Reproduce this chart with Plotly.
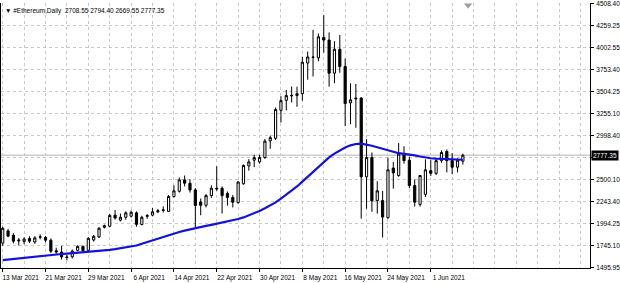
import plotly.graph_objects as go
import pandas as pd

# ---- data ----
dates = pd.date_range("2021-03-13", periods=87, freq="D")

opens = [1772, 1912, 1862, 1797, 1792, 1825, 1785, 1840, 1838, 1806,
         1685, 1670, 1615, 1616, 1690, 1735, 1690, 1808, 1843, 1953,
         1965, 2092, 2035, 2068, 2080, 2118, 1985, 2078, 2092, 2130,
         2145, 2135, 2305, 2365, 2495, 2457, 2380, 2242, 2205, 2315,
         2400, 2400, 2340, 2295, 2235, 2450, 2655, 2720, 2700, 2750,
         2940, 2970, 3290, 3405, 3455, 3458, 3480, 3830, 3895, 3890,
         4123, 4093, 3715, 3988, 3790, 3375, 3420, 3430, 2530, 2750,
         2258, 2258, 2063, 2630, 2545, 2790, 2720, 2430, 2215, 2330,
         2600, 2570, 2715, 2820, 2715, 2640, 2708.55]
highs = [1960, 1935, 1885, 1830, 1838, 1850, 1852, 1872, 1852, 1825,
         1720, 1740, 1640, 1700, 1748, 1745, 1840, 1865, 1955, 1985,
         2105, 2152, 2110, 2135, 2145, 2135, 2085, 2105, 2172, 2162,
         2192, 2322, 2432, 2522, 2545, 2502, 2402, 2282, 2332, 2432,
         2650, 2420, 2362, 2322, 2482, 2672, 2732, 2782, 2782, 2962,
         3002, 3322, 3452, 3522, 3562, 3560, 3902, 3962, 4210, 4168,
         4377, 4180, 4080, 4150, 3880, 3600, 3590, 3442, 2960, 2808,
         2480, 2370, 2750, 2700, 2915, 2880, 2762, 2500, 2550, 2730,
         2720, 2732, 2832, 2842, 2800, 2742, 2794.40]
lows = [1740, 1840, 1770, 1745, 1760, 1772, 1765, 1815, 1780, 1660,
        1650, 1585, 1575, 1598, 1680, 1668, 1680, 1790, 1830, 1940,
        1955, 2040, 2020, 2040, 2065, 1960, 1975, 2050, 2078, 2115,
        2122, 2128, 2290, 2350, 2420, 2350, 1957, 2090, 2180, 2290,
        2370, 2110, 2200, 2180, 2225, 2440, 2600, 2640, 2680, 2735,
        2850, 2950, 3150, 3290, 3380, 3330, 3400, 3640, 3677, 3850,
        3950, 3560, 3600, 3720, 3110, 3130, 3090, 2052, 2165, 2130,
        2110, 1836, 2050, 2395, 2530, 2680, 2400, 2190, 2190, 2300,
        2540, 2550, 2690, 2580, 2560, 2580, 2669.55]
closes = [1942, 1852, 1795, 1806, 1818, 1795, 1832, 1844, 1806, 1680,
          1672, 1615, 1608, 1682, 1735, 1688, 1827, 1850, 1942, 1972,
          2089, 2060, 2068, 2118, 2125, 1987, 2068, 2088, 2130, 2142,
          2152, 2305, 2370, 2495, 2457, 2380, 2203, 2205, 2315, 2400,
          2392, 2315, 2295, 2240, 2470, 2660, 2700, 2750, 2752, 2938,
          2978, 3300, 3400, 3458, 3460, 3480, 3840, 3900, 3898, 4130,
          4093, 3715, 3988, 3790, 3367, 3410, 3428, 2530, 2750, 2255,
          2370, 2070, 2610, 2575, 2790, 2715, 2430, 2240, 2545, 2610,
          2570, 2715, 2808, 2715, 2640, 2720, 2777.35]
moving_avg = [1578, 1585, 1592, 1599, 1606, 1613, 1619, 1625, 1631, 1637,
              1643, 1648, 1653, 1658, 1662, 1666, 1670, 1674, 1680, 1687,
              1695, 1703, 1712, 1722, 1733, 1745, 1765, 1785, 1805, 1825,
              1845, 1865, 1885, 1900, 1915, 1930, 1945, 1957, 1969, 1981,
              1993, 2005, 2018, 2032, 2048, 2066, 2088, 2112, 2140, 2170,
              2203, 2238, 2282, 2325, 2370, 2420, 2475, 2530, 2590, 2650,
              2705, 2752, 2795, 2835, 2865, 2890, 2905, 2910, 2900, 2885,
              2868, 2850, 2830, 2812, 2800, 2792, 2785, 2775, 2762, 2750,
              2742, 2737, 2733, 2730, 2727, 2724, 2725]

price_ticks = [4508.40, 4259.25, 4002.55, 3753.40, 3504.25, 3255.10, 2998.40,
               2749.25, 2500.10, 2243.40, 1994.25, 1745.10, 1495.95]
# the 2749.25 label is covered by the current-price box in the reference
price_labels = ["4508.40", "4259.25", "4002.55", "3753.40", "3504.25", "3255.10",
                "2998.40", "", "2500.10", "2243.40", "1994.25", "1745.10", "1495.95"]
date_ticks = ["2021-03-13", "2021-03-21", "2021-03-29", "2021-04-06",
              "2021-04-14", "2021-04-22", "2021-04-30", "2021-05-08",
              "2021-05-16", "2021-05-24", "2021-06-01"]
date_labels = ["13 Mar 2021", "21 Mar 2021", "29 Mar 2021", "6 Apr 2021",
               "14 Apr 2021", "22 Apr 2021", "30 Apr 2021", "8 May 2021",
               "16 May 2021", "24 May 2021", "1 Jun 2021"]
title_text = "▼ #Ethereum,Daily  2708.55 2794.40 2669.55 2777.35"

FONT = "Liberation Sans, Arial, sans-serif"
GRID = "#c8c8c8"

fig = go.Figure()
fig.add_trace(go.Candlestick(
    x=dates, open=opens, high=highs, low=lows, close=closes,
    increasing=dict(fillcolor="white", line=dict(color="black", width=1)),
    decreasing=dict(fillcolor="black", line=dict(color="black", width=1)),
    whiskerwidth=0, showlegend=False, hoverinfo="skip",
))
fig.add_trace(go.Scatter(
    x=dates, y=moving_avg, mode="lines",
    line=dict(color="#1212dc", width=2.2), showlegend=False, hoverinfo="skip",
))

x_start = pd.Timestamp("2021-03-13") - pd.Timedelta(hours=7.7)
x_end = pd.Timestamp("2021-03-13") + pd.Timedelta(days=109.76)

fig.update_layout(
    width=620, height=283,
    margin=dict(l=0, r=30, t=1, b=15),
    paper_bgcolor="white", plot_bgcolor="white",
    font=dict(family=FONT, size=6.5, color="black"),
    boxgap=0.42,
    xaxis=dict(
        type="date", range=[x_start, x_end],
        rangeslider=dict(visible=False),
        tickvals=date_ticks, ticktext=date_labels,
        ticks="outside", ticklen=3, tickcolor="black",
        ticklabelshift=18, ticklabelstandoff=0,
        showgrid=True, gridcolor=GRID, griddash="dot", gridwidth=1,
        minor=dict(dtick=4 * 86400000, tick0="2021-03-13",
                   showgrid=True, gridcolor=GRID, griddash="dot", gridwidth=1),
        showline=True, linecolor="black", linewidth=1, mirror=False,
        zeroline=False, tickfont=dict(size=6.5, family=FONT),
        ticklabeloverflow="allow",
    ),
    yaxis=dict(
        side="right", range=[1488.0, 4516.4],
        tickvals=price_ticks, ticktext=price_labels,
        ticks="outside", ticklen=3, tickcolor="black",
        showgrid=True, gridcolor=GRID, griddash="dot", gridwidth=1,
        showline=True, linecolor="black", linewidth=1, mirror=True,
        zeroline=False, tickfont=dict(size=6.5, family=FONT),
        ticklabelstandoff=1, ticklabeloverflow="allow",
    ),
)

# bid line
fig.add_shape(type="line", xref="paper", x0=0, x1=1, yref="y",
              y0=closes[-1], y1=closes[-1],
              line=dict(color="#b4b4b4", width=1), layer="below")

# chart-shift marker at the top
fig.add_shape(type="path", xref="paper", yref="paper",
              path="M 0.786 0.998 L 0.800 0.998 L 0.793 0.978 Z",
              fillcolor="#a0a0a0", line=dict(width=0))

# current price label
fig.add_annotation(xref="paper", x=1, xanchor="left", xshift=1,
                   yref="y", y=closes[-1], yanchor="middle",
                   text=f"{closes[-1]:.2f}", showarrow=False,
                   bgcolor="black", font=dict(color="white", size=6.5, family=FONT),
                   borderpad=1)

# header text
fig.add_annotation(xref="paper", x=0, xanchor="left", xshift=2,
                   yref="paper", y=1, yanchor="top", yshift=-2,
                   text=title_text, showarrow=False,
                   font=dict(color="black", size=6.5, family=FONT))

fig.write_html("out.html")
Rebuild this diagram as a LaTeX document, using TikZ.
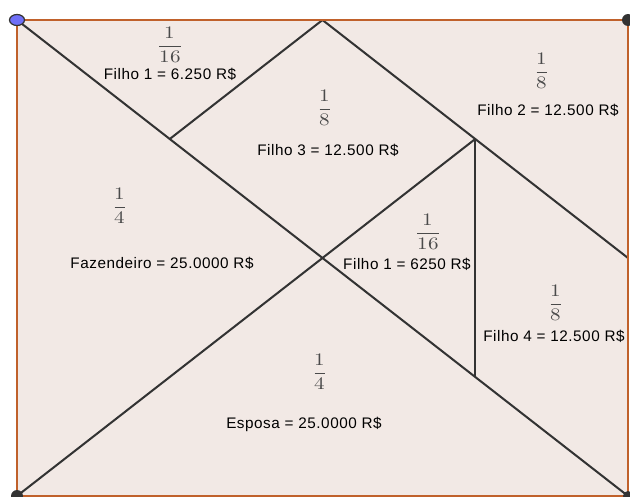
\documentclass[tikz,border=0pt]{standalone}
\usepackage{fontspec}
\setmainfont[LetterSpace=3.5]{Liberation Sans}
\usepackage{amsmath}
\usepackage{unicode-math}
\setmathfont{Latin Modern Math}
\definecolor{bgfill}{HTML}{F2E9E5}
\definecolor{edge}{HTML}{C0612B}
\definecolor{seg}{HTML}{333333}
\definecolor{fracc}{HTML}{4A4A4A}
\definecolor{ptblue}{HTML}{6F6FF7}
\newcommand{\myfrac}[2]{\scalebox{1.2}[1]{$\displaystyle\frac{#1}{#2}$}}
\begin{document}
\begin{tikzpicture}[x=0.02cm,y=-0.02cm,
  segline/.style={draw=seg,line width=1.15pt},
  border/.style={draw=edge,line width=1.5pt},
  lbl/.style={inner sep=0pt,text=black,font=\fontsize{8.7}{10}\selectfont},
  frc/.style={inner sep=0pt,text=fracc,font=\fontsize{10}{11}\selectfont},
  dot/.style={draw=seg,fill=seg,line width=0.6pt}]
\useasboundingbox (0,0) rectangle (630,497);
\coordinate (A) at (17,20);
\coordinate (B) at (628,20);
\coordinate (C) at (628,496);
\coordinate (D) at (17,496);
\coordinate (M) at (322.5,20);
\coordinate (P) at (169.75,139);
\coordinate (Q) at (475.25,139);
\coordinate (X) at (322.5,258);
\coordinate (R) at (628,258);
\coordinate (S) at (475.25,377);
\fill[bgfill] (A) rectangle (C);
\draw[segline] (A) -- (C);
\draw[segline] (M) -- (P);
\draw[segline] (M) -- (R);
\draw[segline] (Q) -- (D);
\draw[segline] (Q) -- (S);
\draw[border] (A) -- (B) -- (C) -- (D) -- cycle;
% labels
\node[frc] (f1) at (170,45) {\myfrac{1}{16}};
\node[lbl] (t1) at (170,74) {Filho 1 = 6.250 R\$};
\node[frc] (f2) at (325,108) {\myfrac{1}{8}};
\node[lbl] (t2) at (328,150) {Filho 3 = 12.500 R\$};
\node[frc] (f3) at (542,71) {\myfrac{1}{8}};
\node[lbl] (t3) at (548,110) {Filho 2 = 12.500 R\$};
\node[frc] (f4) at (120,206) {\myfrac{1}{4}};
\node[lbl] (t4) at (162,263) {Fazendeiro = 25.0000 R\$};
\node[frc] (f5) at (428,232) {\myfrac{1}{16}};
\node[lbl] (t5) at (407,264) {Filho 1 = 6250 R\$};
\node[frc] (f6) at (556,303) {\myfrac{1}{8}};
\node[lbl] (t6) at (554,336) {Filho 4 = 12.500 R\$};
\node[frc] (f7) at (320,372) {\myfrac{1}{4}};
\node[lbl] (t7) at (304,424) {Esposa = 25.0000 R\$};
% points
\draw[draw=seg,fill=ptblue,line width=0.7pt] (A) ellipse [x radius=7.5,y radius=5.5];
\fill[seg] (B) circle [radius=6];
\fill[seg] (D) circle [radius=6];
\fill[seg] (C) circle [radius=5];
\end{tikzpicture}
\end{document}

◆ ◆ ◆ ◆ ◆ ◆ ◆

### [TASK TO CARRY OUT]
Say how many lines in the entries contain the string "chart", and say nothing else.

### [OUTPUT]
2